Small groups basically just logged off. While larger groups continued on, sure at a slower pace but at least they were able to log in and play.
Sorry mate but unless Olmeca is prepared to post his findings - It is no different to CCP saying “Eve is in good shape and has a bright future”.
You do know communities are formed around selfish self interest right…
I will admit that it does take alot of effort to co-ordiante thise alliances, my issue is not that but rather that those large alliances have a near infinite supply of anoms and ore to mine which makes it easier to just continue building on larger and larger scales with no penalty. In other areas of space this is not the case which becomes a self fulfilling cycle and is why other large organized groups outside of null alliances can never catch up so they instead join a coalition.
The cycle is already been going for to long and idk if it can be stopped.

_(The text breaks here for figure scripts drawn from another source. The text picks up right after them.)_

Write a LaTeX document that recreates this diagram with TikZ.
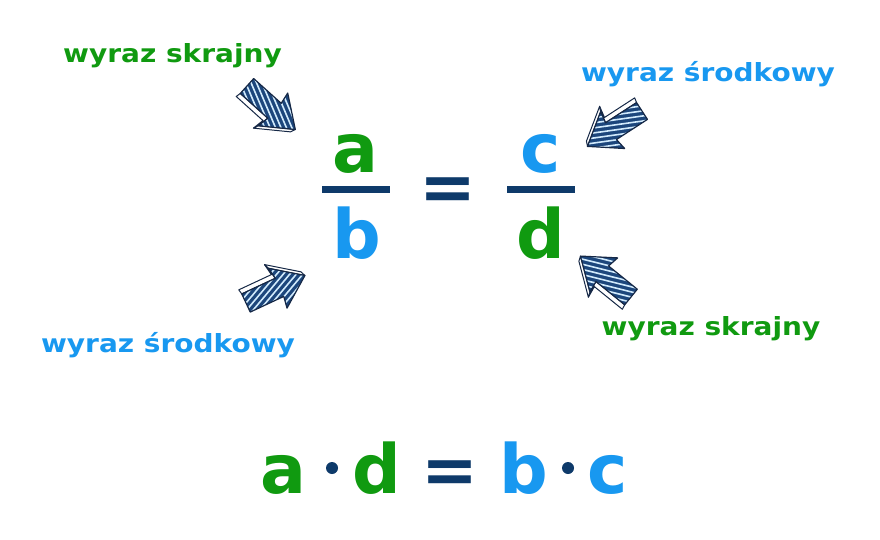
\documentclass[tikz,border=0pt]{standalone}
\usepackage{fontspec}
\setmainfont{DejaVu Sans}
\newfontfamily\wfont{DejaVu Sans Bold}[FakeStretch=1.12]
\newfontfamily\bfont{DejaVu Sans Bold}
\definecolor{tgreen}{RGB}{16,154,16}
\definecolor{tblue}{RGB}{24,152,240}
\definecolor{tnavy}{RGB}{14,58,106}
\definecolor{afill}{RGB}{28,70,124}
\definecolor{adark}{RGB}{22,40,70}
\tikzset{
  lbl/.style={font=\fontsize{25}{28}\wfont, anchor=base, inner sep=0pt},
  big/.style={font=\fontsize{68}{76}\bfont, anchor=base, inner sep=0pt},
  dotm/.style={fill=tnavy},
  harrow/.pic={
    \def\arrowpath{(0,-10) -- (37,-10) -- (35,-22) -- (65,0) -- (35,22) -- (37,10) -- (0,10) -- cycle}
    \fill[white,draw=adark,line width=1pt,line join=round] (0,-10) -- (37,-10) -- (35,-22) -- (33,-27) -- (35,-15) -- (-1,-15) -- cycle;
    \fill[white,draw=adark,line width=1pt,line join=round] (35,-22) -- (65,0) -- (63,-5) -- (33,-27) -- cycle;
    \fill[afill] \arrowpath;
    \begin{scope}
      \clip \arrowpath;
      \foreach \j in {-70,-65,...,70} \draw[white!80!tblue, line width=1.6pt, rotate=-25] (-100,\j) -- (160,\j);
    \end{scope}
    \draw[adark, line width=1.2pt, line join=round] \arrowpath;
  }
}
\begin{document}
\begin{tikzpicture}[x=1pt,y=1pt]
\useasboundingbox (0,0) rectangle (880,-540);
\fill[white] (0,0) rectangle (880,-540);
% labels
\node[lbl, text=tgreen] (l1) at (172.5,-62.5) {wyraz skrajny};
\node[lbl, text=tblue] (l2) at (708,-81.5) {wyraz środkowy};
\node[lbl, text=tblue] (l3) at (168,-352) {wyraz środkowy};
\node[lbl, text=tgreen] (l4) at (711,-335) {wyraz skrajny};
% fraction
\node[big, text=tgreen] (a) at (355,-173) {a};
\node[big, text=tblue] (b) at (357,-258) {b};
\node[big, text=tblue] (c) at (541,-173) {c};
\node[big, text=tgreen] (d) at (541,-258) {d};
\fill[tnavy] (322,-186) rectangle (390,-193);
\fill[tnavy] (507,-186) rectangle (575,-193);
\node[big, text=tnavy] (eq1) at (448,-210) {=};
% arrows
\pic[rotate=-42] at (247,-86) {harrow};
\pic[rotate=213] at (642,-111) {harrow};
\pic[rotate=25, yscale=-1] at (246,-303) {harrow};
\pic[rotate=141, yscale=-1] at (631,-297) {harrow};
% bottom equation
\node[big, text=tgreen] (a2) at (283,-493) {a};
\fill[dotm] (332,-468) circle (6);
\node[big, text=tgreen] (d2) at (377,-493) {d};
\node[big, text=tnavy] (eq2) at (450,-493) {=};
\node[big, text=tblue] (b2) at (524,-493) {b};
\fill[dotm] (568,-468) circle (6);
\node[big, text=tblue] (c2) at (608,-493) {c};
\end{tikzpicture}
\end{document}
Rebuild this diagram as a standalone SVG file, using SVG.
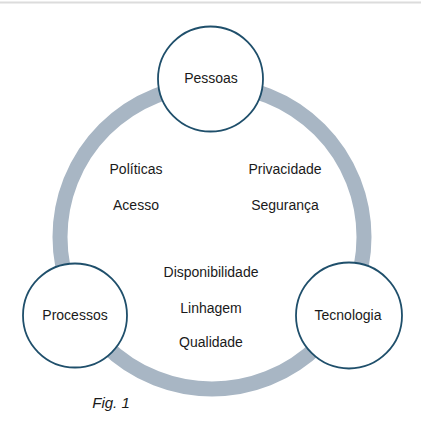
<svg xmlns="http://www.w3.org/2000/svg" width="421" height="421" viewBox="0 0 421 421">
<style>
.t{font-family:"Liberation Sans","Open Sans",Arial,sans-serif;font-size:14px;fill:#1a1a1a;text-anchor:middle}
.node{fill:#fff;stroke:#1f4f6b;stroke-width:1.8}
.ring{fill:none;stroke:#a8b6c4;stroke-width:15}
</style>
<rect x="0" y="0" width="421" height="421" fill="#fff"/>
<line x1="0" y1="2.5" x2="421" y2="2.5" stroke="#dcdcdc" stroke-width="2"/>
<g id="connectors">
<circle class="ring" cx="212" cy="237" r="152"/>
</g>
<g id="pessoas">
<circle class="node" cx="210.5" cy="79" r="52.5"/>
<text class="t" x="211" y="83">Pessoas</text>
</g>
<g id="processos">
<circle class="node" cx="75" cy="315.5" r="52"/>
<text class="t" x="75" y="320">Processos</text>
</g>
<g id="tecnologia">
<circle class="node" cx="349" cy="315.5" r="53"/>
<text class="t" x="348" y="320">Tecnologia</text>
</g>
<g id="labels">
<text class="t" x="136" y="174">Políticas</text>
<text class="t" x="136" y="210">Acesso</text>
<text class="t" x="285" y="174">Privacidade</text>
<text class="t" x="285" y="210">Segurança</text>
<text class="t" x="211" y="277">Disponibilidade</text>
<text class="t" x="211" y="313">Linhagem</text>
<text class="t" x="211" y="347">Qualidade</text>
<text class="t" x="111" y="408" style="font-style:italic;font-size:15px">Fig. 1</text>
</g>
</svg>
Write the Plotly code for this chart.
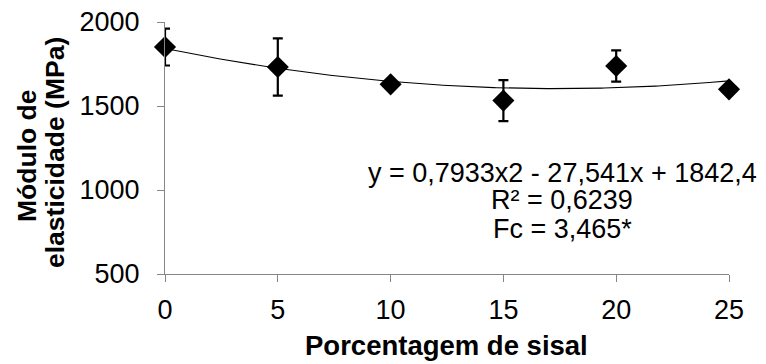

On ore, I agree, the supply is functionally infinite… once you pay for it. Remember, those take IHUB upgrades, and in order to put in those upgrades requires a certain Industry index in the system. There’s work that needs to be done to get those rewards going.
On ratting anoms… there’s literally infinite numbers of missions available in HS/LS.
But no, it doesn’t scale up infinitely. That’s not to say we’ve seen anyone hit the limits of scaling, but we’ve certainly been able to project where those limits are. Triple our number of people, and Delve’d be pushing its functional limit.
If that were the case, they’d just need to go to Providence for a while. NRDS null-sec, remember? What keeps them hamstrung isn’t the ratting/mining. It’s the supercapitals. They’re what maintain the stranglehold the large blocs have, right now.
I’m curious - Just who do you think would be the winners if Goons or Test or any of the other mega groups have to start raiding other regions of space for resources?
Being in a small alliance, I certainly don’t want Goons coming to my front door to collect resources.
While depleting resources sounds like a good plan - Consider the affects it would have on small/er groups in Sov Nul.
The big groups aren’t going to “raid” the space of other big groups, they will plunder areas where small/er groups live. Why take on a war you may not win, when there is easier targets.,.
Does ANYONE really want to see all of Sov held by only a few mega groups?
Yeah sadly the care and development has been split up over time.
Various parts of a company working toward “own goals” is never a good way to run a company.
All the various parts of a company should be working toward the same goal - To improve the companies product and how it is delivered to existing and potential customers - “Lets make it harder for existing customers and make it easier for new ones”, should never be a design goal.
Balance and fair dealings are the key to success, whether you sell used cars, run a bank or a gaming company, ALL customers are valuable and should receive the same level of service.